Europe @ ABC1 28-02-10

March 5, 2010

ABC1, Glasgow, February 28 * * *

It’s only the godfathers of 80s hair-metal, Bon Jovi, who can still fill stadiums and shift albums. They’re certainly the only ones who sell canine fashion under the cunning guise Bone Jovi.
Fellow spandex survivors Europe’s success was more short-lived and coincided with the loss of co-founder John Norum – the synth-route to commercial success didn’t sit well with the lead guitarist and maybe still doesn’t, as tonight he cut a forlorn and at times disinterested figure.
If he had opted to join the other four in rocking out he’d still have been overshadowed by singer Joey Tempest. The 46-year old was the star of the show and on numerous occasions proved more entertaining than the music which drove his performance.
Shadow boxing around the stage, windmilling his white mic-stand and shaking hands with his followers, Tempest energetically worked the crowd like it was 1986 all over again, the year tonight’s triumphant encore, The Final Countdown, cemented the band’s place in hard rock history.

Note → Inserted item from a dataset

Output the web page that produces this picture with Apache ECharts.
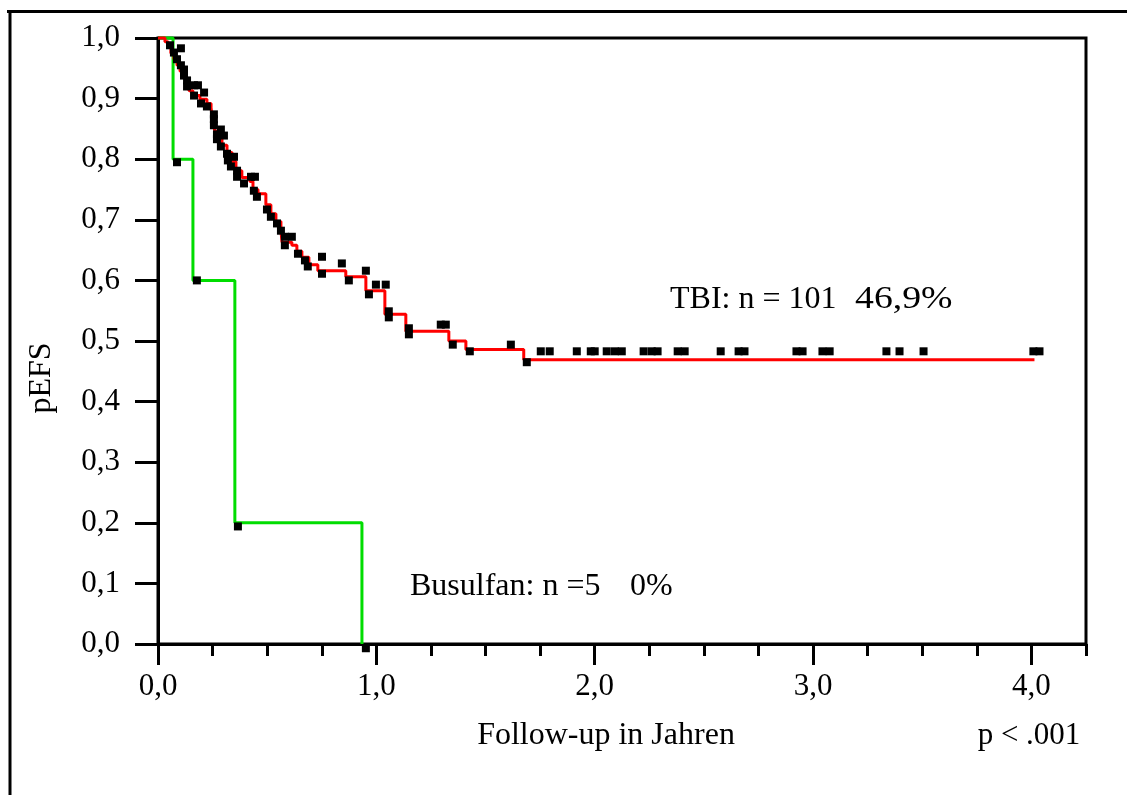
<!DOCTYPE html>
<html>
<head>
<meta charset="utf-8">
<title>pEFS</title>
<script src="https://cdn.jsdelivr.net/npm/echarts@6/dist/echarts.min.js"></script>
<style>
  html, body { margin: 0; padding: 0; background: #fff; }
  #chart { width: 1127px; height: 795px; }
</style>
</head>
<body>
<div id="chart"></div>
<script>
// Kaplan-Meier event-free survival, step points [years, pEFS]
const tbiCurve = [
  [0, 1.0], [0.032, 0.994], [0.046, 0.985], [0.059, 0.975], [0.073, 0.965],
  [0.087, 0.955], [0.101, 0.945], [0.114, 0.935], [0.128, 0.923], [0.142, 0.913],
  [0.160, 0.905], [0.192, 0.899], [0.224, 0.892], [0.243, 0.885], [0.247, 0.872],
  [0.252, 0.859], [0.261, 0.846], [0.275, 0.834], [0.293, 0.823], [0.316, 0.811],
  [0.339, 0.796], [0.357, 0.781], [0.384, 0.770], [0.421, 0.763], [0.435, 0.750],
  [0.458, 0.743], [0.494, 0.725], [0.517, 0.710], [0.540, 0.697], [0.563, 0.682],
  [0.568, 0.663], [0.613, 0.658], [0.636, 0.648], [0.659, 0.638], [0.691, 0.626],
  [0.732, 0.616], [0.860, 0.606], [0.952, 0.583], [1.039, 0.544], [1.135, 0.516],
  [1.332, 0.500], [1.410, 0.486], [1.675, 0.469], [4.014, 0.469]
];
const busulfanCurve = [
  [0, 1.0], [0.069, 0.8], [0.160, 0.6], [0.352, 0.2], [0.934, 0.0]
];

// Individual patient marks [years, pEFS]
const tbiMarks = [
  [0.055, 0.988], [0.105, 0.983], [0.073, 0.976], [0.087, 0.965], [0.105, 0.955],
  [0.119, 0.948], [0.119, 0.938], [0.133, 0.930], [0.133, 0.920], [0.165, 0.922],
  [0.183, 0.922], [0.211, 0.910], [0.165, 0.905], [0.197, 0.892], [0.224, 0.887],
  [0.256, 0.874], [0.256, 0.866], [0.256, 0.856], [0.288, 0.849], [0.270, 0.841],
  [0.302, 0.839], [0.270, 0.833], [0.288, 0.821], [0.316, 0.809], [0.348, 0.804],
  [0.320, 0.798], [0.334, 0.788], [0.362, 0.781], [0.362, 0.771], [0.426, 0.771],
  [0.444, 0.771], [0.394, 0.760], [0.439, 0.748], [0.453, 0.738], [0.499, 0.717],
  [0.517, 0.705], [0.545, 0.694], [0.563, 0.682], [0.581, 0.672], [0.613, 0.672],
  [0.581, 0.658], [0.641, 0.644], [0.673, 0.633], [0.686, 0.623], [0.751, 0.639],
  [0.751, 0.611], [0.842, 0.628], [0.874, 0.600], [0.952, 0.616], [0.966, 0.577],
  [0.998, 0.593], [1.043, 0.593], [1.057, 0.549], [1.057, 0.539], [1.149, 0.521],
  [1.149, 0.511], [1.295, 0.527], [1.318, 0.527], [1.350, 0.494], [1.428, 0.483],
  [1.616, 0.494], [1.689, 0.465], [1.753, 0.483], [1.794, 0.483], [1.918, 0.483],
  [1.982, 0.483], [2.000, 0.483], [2.055, 0.483], [2.092, 0.483], [2.124, 0.483],
  [2.224, 0.483], [2.261, 0.483], [2.288, 0.483], [2.380, 0.483], [2.412, 0.483],
  [2.577, 0.483], [2.659, 0.483], [2.686, 0.483], [2.924, 0.483], [2.952, 0.483],
  [3.043, 0.483], [3.076, 0.483], [3.336, 0.483], [3.396, 0.483], [3.506, 0.483],
  [4.009, 0.483], [4.037, 0.483]
];
const busulfanMarks = [
  [0.087, 0.795], [0.178, 0.600], [0.366, 0.194], [0.952, -0.007]
];

// Axis ticks and labels
const xTickValues = [0, 1, 2, 3, 4];
const xTickLabels = ['0,0', '1,0', '2,0', '3,0', '4,0'];
const yTickLabels = ['0,0', '0,1', '0,2', '0,3', '0,4', '0,5', '0,6', '0,7', '0,8', '0,9', '1,0'];

const SERIF = '"Liberation Serif", "Times New Roman", "DejaVu Serif", serif';
const chart = echarts.init(document.getElementById('chart'), null, { renderer: 'canvas' });

function textEl(text, x, y, align, size, opts) {
  opts = opts || {};
  return {
    type: 'text',
    x: x, y: y,
    rotation: opts.rotation || 0,
    scaleX: opts.scaleX || 1,
    silent: true,
    style: {
      text: text, x: 0, y: 0,
      fill: '#000',
      font: size + 'px ' + SERIF,
      textAlign: align, align: align,
      textVerticalAlign: 'middle', verticalAlign: 'middle'
    }
  };
}

chart.setOption({
  backgroundColor: '#fff',
  animation: false,
  grid: {
    left: 158, top: 38, right: 41, bottom: 151,
    show: true, borderColor: '#000', borderWidth: 3, backgroundColor: 'transparent'
  },
  xAxis: [
    {
      type: 'value', min: 0, max: 4.25, interval: 0.25, position: 'bottom',
      axisLine: { show: true, lineStyle: { color: '#000', width: 3 } },
      axisTick: { show: true, inside: false, length: 12, lineStyle: { color: '#000', width: 3 } },
      axisLabel: { show: false },
      splitLine: { show: false }
    },
    {
      type: 'value', min: 0, max: 4.25, position: 'bottom',
      axisLine: { show: false },
      axisTick: { show: true, inside: false, length: 21, customValues: xTickValues,
                  lineStyle: { color: '#000', width: 3 } },
      axisLabel: {
        show: true, customValues: xTickValues, margin: 27,
        color: '#000', fontFamily: SERIF, fontSize: 31,
        formatter: function (v) { return xTickLabels[xTickValues.indexOf(Math.round(v))] || ''; }
      },
      splitLine: { show: false }
    }
  ],
  yAxis: {
    type: 'value', min: 0, max: 1, interval: 0.1,
    axisLine: { show: true, lineStyle: { color: '#000', width: 3 } },
    axisTick: { show: true, inside: false, length: 23, lineStyle: { color: '#000', width: 3 } },
    axisLabel: {
      margin: 38, color: '#000', fontFamily: SERIF, fontSize: 31,
      formatter: function (v) { return yTickLabels[Math.round(v * 10)]; }
    },
    splitLine: { show: false }
  },
  series: [
    {
      name: 'Busulfan', type: 'line', step: 'end', data: busulfanCurve,
      xAxisIndex: 0, showSymbol: false, clip: false,
      lineStyle: { color: '#00dd00', width: 3 }, z: 2
    },
    {
      name: 'TBI', type: 'line', step: 'end', data: tbiCurve,
      xAxisIndex: 0, showSymbol: false, clip: false,
      lineStyle: { color: '#ff0000', width: 3 }, z: 3
    },
    {
      name: 'TBI marks', type: 'scatter', data: tbiMarks, xAxisIndex: 0,
      symbol: 'rect', symbolSize: 8, clip: false,
      itemStyle: { color: '#000', opacity: 1 }, z: 4
    },
    {
      name: 'Busulfan marks', type: 'scatter', data: busulfanMarks, xAxisIndex: 0,
      symbol: 'rect', symbolSize: 8, clip: false,
      itemStyle: { color: '#000', opacity: 1 }, z: 4
    }
  ],
  graphic: [
    // outer frame
    { type: 'line', silent: true, shape: { x1: 7, y1: 11.5, x2: 1127, y2: 11.5 },
      style: { stroke: '#000', lineWidth: 3 } },
    { type: 'line', silent: true, shape: { x1: 10, y1: 10, x2: 10, y2: 795 },
      style: { stroke: '#000', lineWidth: 3 } },
    textEl('pEFS', 42, 378, 'center', 32, { rotation: Math.PI / 2 }),
    textEl('Follow-up in Jahren', 606, 736, 'center', 32),
    textEl('p < .001', 1029, 736, 'center', 31),
    textEl('TBI: n = 101', 670, 300, 'left', 32),
    textEl('46,9%', 855, 300, 'left', 32, { scaleX: 1.18 }),
    textEl('Busulfan: n =5', 410, 587, 'left', 32),
    textEl('0%', 630, 587, 'left', 32)
  ]
});
</script>
</body>
</html>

King Tut’s, Glasgow, February 26 * * * *

Playing the penultimate date of a six-week European tour, Vancouver duo Japandroids showed no signs of tiring tonight as they dished out a potent and highly-charged set of garage rock.
Leading the assault was singer/guitarist Brian King – a whirlwind of energy and all round unstoppable presence – who, much to the delight of the crowd, bounded about the stage like a man possessed.
Backed all the way by singer/drummer David Prowse, the duo fed off each other’s energy, spurred on by incessant rhythms and fuzzed-up helter skelter guitar.
As good as songs like Young Hearts Spark Fire, The Boys are Leaving Town and Crazy/Forever were, it was how they were delivered by the charismatic King that really made the duo’s set something to savour.
With a mischievous smile not far from his lips throughout, there was a joyful abandon to the way King dispensed his simple distortion-fueled riffs. Save for the odd spot of tuning he was a force to be reckoned with, little wonder then he looked exhausted by the end of an hour that exemplified the true spirit of garage rock.